Ähnlich bunt und abwechslungsreich gestaltete sich am Montag der Empfang des Teams Telekom auf dem Gelände. Der von Minute zu Minute seine Talentlosigkeit beweisende Moderator Cherno Jobatey stolperte zusammen mit Ron Sommer, Gerhard Schröder und Udo Lindenberg durchs Danksagungsvorprogramm, bis die Radfahrer samt Frauen und Kindern die Bühne enterten, um das Danksagungsvollprogramm über sich ergehen zu lassen. Die gigantische, anfangs proppevolle Freitreppe gegenüber von Bühne und Videowand war nach ein paar Minuten nur noch dünn besetzt, was die Lokalpresse nicht daran hinderte, am nächsten Tag von einer „ungezwungenen Jubelfeier“ zu berichten. Aber vielleicht waren wir auch auf verschiedenen Veranstaltungen.

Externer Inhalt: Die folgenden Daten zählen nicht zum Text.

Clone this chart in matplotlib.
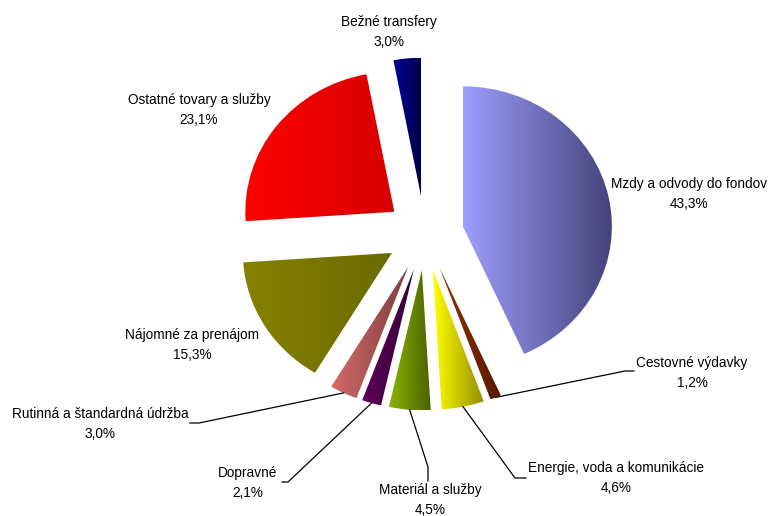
import numpy as np
import matplotlib
matplotlib.use("Agg")
import matplotlib.pyplot as plt
from matplotlib.colors import LinearSegmentedColormap

# ---------------- data ----------------
categories = [
    "Mzdy a odvody do fondov",
    "Cestovné výdavky",
    "Energie, voda a komunikácie",
    "Materiál a služby",
    "Dopravné",
    "Rutinná a štandardná údržba",
    "Nájomné za prenájom",
    "Ostatné tovary a služby",
    "Bežné transfery",
]
values = [43.3, 1.2, 4.6, 4.5, 2.1, 3.0, 15.3, 23.1, 3.0]

# ---------------- styles / layout ----------------
grad_colors = [
    ("#9E9EFF", "#44447A"),
    ("#8E3600", "#561800"),
    ("#FFFF00", "#948E00"),
    ("#8CB400", "#4A6200"),
    ("#5E005C", "#340032"),
    ("#D46A6A", "#804040"),
    ("#868200", "#6A6A00"),
    ("#FF0000", "#D60000"),
    ("#00009A", "#000046"),
]
explode = [0.26] * len(values)

W, H = 771, 516
CX, CY = 425, 234      # pie centre in pixels
RX, RY = 149, 140      # pie radii in pixels

# label centres (pixels)
label_pos = [
    (689, 194), (692, 373), (616, 478), (430, 500), (248, 483),
    (100, 424), (192, 345), (199, 110), (389, 32),
]
# leader lines: (elbow, end) in pixels, None for no line
leaders = [
    None,
    ((625, 371), (634, 371)),
    ((515, 478), (526, 478)),
    ((428, 467), (428, 481)),
    ((288, 482), (282, 482)),
    ((199, 423), (190, 423)),
    None, None, None,
]


def px2d(p):
    return ((p[0] - CX) / RX, (CY - p[1]) / RY)


plt.rcParams["font.family"] = ["Liberation Sans", "DejaVu Sans"]

fig = plt.figure(figsize=(W / 100, H / 100), dpi=100)
ax = fig.add_axes([0, 0, 1, 1])

wedges, _ = ax.pie(values, startangle=90, counterclock=False, explode=explode,
                   radius=1.0, wedgeprops=dict(linewidth=0))

grad = np.linspace(0, 1, 256).reshape(1, -1)
for w, (c1, c2) in zip(wedges, grad_colors):
    w.set_facecolor("none")
    w.set_edgecolor("none")
    ext = w.get_path().get_extents()
    cmap = LinearSegmentedColormap.from_list("g", [c1, c2])
    im = ax.imshow(grad, cmap=cmap, extent=(ext.x0, ext.x1, ext.y0, ext.y1),
                   aspect="auto", interpolation="bilinear", zorder=1)
    im.set_clip_path(w)

# labels
for name, v, pos in zip(categories, values, label_pos):
    txt = f"{name}\n{v:.1f}".replace(".", ",") + "%"
    x, y = px2d(pos)
    ax.text(x, y, txt, ha="center", va="center", fontsize=9.8,
            linespacing=1.62, color="black", zorder=5)

# leader lines
for w, ld in zip(wedges, leaders):
    if ld is None:
        continue
    ang = np.deg2rad((w.theta1 + w.theta2) / 2)
    sx = w.center[0] + w.r * np.cos(ang)
    sy = w.center[1] + w.r * np.sin(ang)
    e1 = px2d(ld[0])
    e2 = px2d(ld[1])
    ax.plot([sx, e1[0], e2[0]], [sy, e1[1], e2[1]], color="black", lw=0.9,
            zorder=4, solid_joinstyle="miter")

ax.set_xlim(-CX / RX, (W - CX) / RX)
ax.set_ylim((CY - H) / RY, CY / RY)
ax.set_aspect("auto")
ax.axis("off")

fig.savefig("out.png", dpi=100, facecolor="white")
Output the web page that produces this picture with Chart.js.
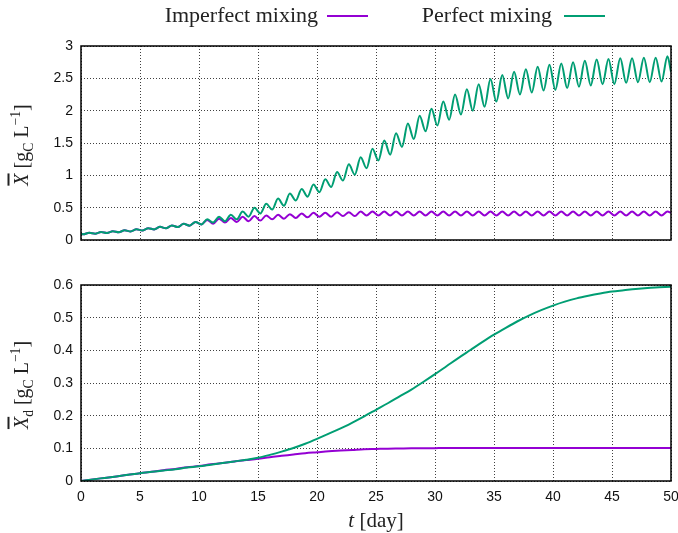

Ohnehin sind Miesmacher, Nörgler und Querulanten weniger denn je gern gesehen: „Die Expo ist die beste Großveranstaltung in der Geschichte der Bundesrepublik. Sie wird von zu vielen Politikern, Medien und Hannover-Neidern täglich durch den Kakao gezogen.“

Es läuft alles entsprechend prima und einwandfrei hier in der Landeshauptstadt. Dieser Eindruck wird unterstützt von jener Warnung auf den aktuellen Webseiten der Expo GmbH: „Aus Sicherheitsgründen darf eine bestimmte Besucherzahl pro Tag nicht überschritten werden. Aus diesem Grunde kann nicht immer garantiert werden, dass noch Karten für den selben Tag verfügbar sind. Nur über den Vorverkauf garantieren Sie sich den Zutritt zur Weltausstellung.“

Tatsächlich ausverkauft war am Wochenende der Höhepunkt der Hochkultur, die Premiere des steinernen, ungekürzten, rund 21 Stunden dauernden Faust. Dank des Ticket-Sharing-Angebots eines Kollegen sah ich die beiden letzten Akte des zweiten Teils. Nun ja. Friedrich Theodor Vischer hat einen dritten Teil zum Faust geschrieben, „gedichtet von Deutobold Symbolizetti Allegoriowitsch Mystifizinsky“, und ähnlich wie Deutobold ging es mir auch: „Faust II ist im Ganzen eine Reihe lederner, abstruser Allegorien und verläuft nicht nur durch sie, sondern namentlich auch durch seine senilen Sprachschnörkel auf Schritt und Tritt ins Absurde. Ach, da ist ja alles nicht frisch, nicht jugendlich keck, sondern schnörkelhaftest, sonderbarlichst, greisenhaftest.“

Solch ein Gemäkel ist ungerechtest angesichts der monströsen Ensembleleistung. Aber mit dem Kritteln und Spötteln hat es ohnehin bald ein Ende: Neulich wurde in Hannover ein offenbar weltweit sehr bedeutendes Zentrum für Gehirnchirurgie eröffnet.